Texas Instruments

Texas Instruments is reporting its Q1 2013 earnings today, and the overall numbers are looking quite good. Although revenue for the quarter was down slightly, TI has posted net income and EPS that were near the top of their expected range. Here's a quick breakdown of the high points:

  • $2.89 billion in revenues, down 8-percent year-over-year
  • $362 million in net income, up 37-percent y-o-y
  • $0.32 Earnings Per Share, up 45-percent y-o-y
  • $3.9 billion in cash and short-term investments on hand

If it wasn't clear last year that TI is shifting away from the business of consumer chipset products, it should be after reading this earnings release. On its segmented earnings, TI has officially pushed its wireless business -- now dubbed "legacy wireless products" -- into the "Other" category of the sheet, which should give you an indication of where it is headed.
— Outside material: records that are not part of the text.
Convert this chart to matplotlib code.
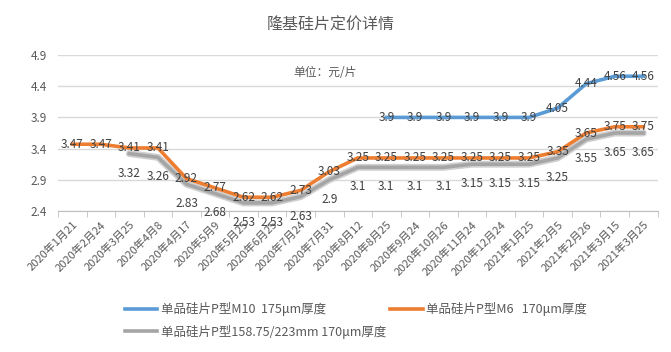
import matplotlib.pyplot as plt
import numpy as np

plt.rcParams['font.family'] = ['Noto Sans CJK SC', 'DejaVu Sans']

# data
dates = ['2020年1月21', '2020年2月24', '2020年3月25', '2020年4月8', '2020年4月17',
         '2020年5月9', '2020年5月25', '2020年6月25', '2020年7月24', '2020年7月31',
         '2020年8月12', '2020年8月25', '2020年9月24', '2020年10月26', '2020年11月24',
         '2020年12月24', '2021年1月25', '2021年2月5', '2021年2月26', '2021年3月15',
         '2021年3月25']
m10 = [None] * 11 + [3.9, 3.9, 3.9, 3.9, 3.9, 3.9, 4.05, 4.44, 4.56, 4.56]
m6 = [3.47, 3.47, 3.41, 3.41, 2.92, 2.77, 2.62, 2.62, 2.73, 3.03, 3.25,
      3.25, 3.25, 3.25, 3.25, 3.25, 3.25, 3.35, 3.65, 3.75, 3.75]
g1 = [None] * 2 + [3.32, 3.26, 2.83, 2.68, 2.53, 2.53, 2.63, 2.9, 3.1,
                   3.1, 3.1, 3.1, 3.15, 3.15, 3.15, 3.25, 3.55, 3.65, 3.65]

names = ['单品硅片P型M10  175μm厚度', '单品硅片P型M6   170μm厚度',
         '单品硅片P型158.75/223mm 170μm厚度']
colors = ['#5B9BD5', '#ED7D31', '#A5A5A5']

fig = plt.figure(figsize=(6.71, 3.52), dpi=100)
ax = fig.add_axes([0.0864, 0.4006, 0.8936, 0.4431])

x = np.arange(len(dates))

def series(vals):
    xs = [i for i, v in enumerate(vals) if v is not None]
    ys = [v for v in vals if v is not None]
    return xs, ys

# gray line with soft shadow
gx, gy = series(g1)
ax.plot(gx, gy, color='#d0d0d0', lw=5, solid_capstyle='round', zorder=2)
ax.plot(gx, gy, color=colors[2], lw=2.6, zorder=3, label=names[2])
ox, oy = series(m6)
ax.plot(ox, oy, color=colors[1], lw=2.6, zorder=4, label=names[1])
bx, by = series(m10)
ax.plot(bx, by, color=colors[0], lw=2.6, zorder=4, label=names[0])

lab = dict(fontsize=8.5, color='#404040', ha='center', zorder=6)
for xi, v in zip(bx, by):
    ax.text(xi, v, f'{v:g}', va='center', **lab)
for xi, v in zip(ox, oy):
    ax.text(xi, v, f'{v:g}', va='center', **lab)
for xi, v in zip(gx, gy):
    ax.annotate(f'{v:g}', (xi, v), xytext=(0, -14), textcoords='offset points',
                va='center', annotation_clip=False, **lab)

ax.set_xlim(-0.5, len(dates) - 0.5)
ax.set_ylim(2.4, 4.9)
ax.set_yticks([2.4, 2.9, 3.4, 3.9, 4.4, 4.9])
ax.set_yticklabels(['2.4', '2.9', '3.4', '3.9', '4.4', '4.9'])
ax.yaxis.grid(True, color='#d9d9d9', lw=1)
ax.set_axisbelow(True)
for s in ['left', 'right', 'top']:
    ax.spines[s].set_visible(False)
ax.spines['bottom'].set_color('#bfbfbf')
ax.tick_params(axis='y', length=0, labelsize=8.5, labelcolor='#595959', pad=8)

ax.set_xticks(x)
ax.set_xticklabels(dates, rotation=45, ha='right', rotation_mode='anchor',
                   fontsize=8, color='#595959')
ax.tick_params(axis='x', length=0, pad=6)
ax.set_xticks(np.arange(-0.5, len(dates)), minor=True)
ax.tick_params(axis='x', which='minor', length=4, color='#bfbfbf')

fig.text(0.493, 0.929, '隆基硅片定价详情', ha='center', va='center',
         fontsize=11.5, color='#595959')
ax.text(0.445, 0.89, '单位：元/片', transform=ax.transAxes, ha='center',
        va='center', fontsize=8.5, color='#595959')

h, l = ax.get_legend_handles_labels()
order = [2, 0, 1]
fig.legend([h[i] for i in order], [l[i] for i in order], ncol=2,
           loc='upper left', bbox_to_anchor=(0.186, 0.142), frameon=False,
           borderpad=0, borderaxespad=0,
           fontsize=9, handlelength=2.6, handletextpad=0.3, columnspacing=0.3,
           labelcolor='#595959', labelspacing=0.7)

fig.savefig('out.png', dpi=100, facecolor='white')
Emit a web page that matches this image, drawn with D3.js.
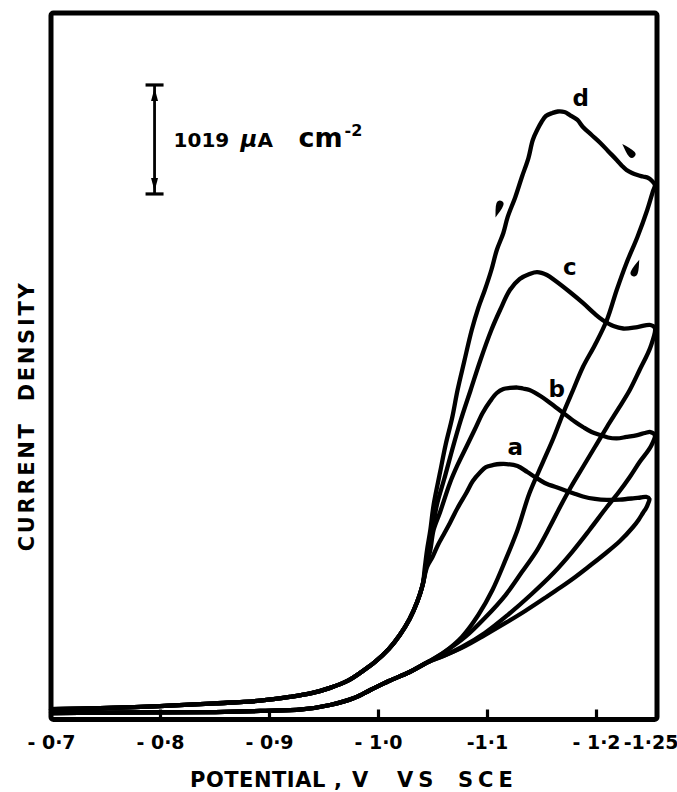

Looking forward for Q2 2013 and beyond, TI is advising that its revenues will continue to decline in the legacy wireless business.

TI now says that a full 77-percent of its revenues come from "Analog and Embedded Processing", which means products aimed at the consumer space are far from the priority now. Aside from a cheap alternative to the more popular processors out there right now, don't look for OMAP processors to be making their way into too many products in the coming months.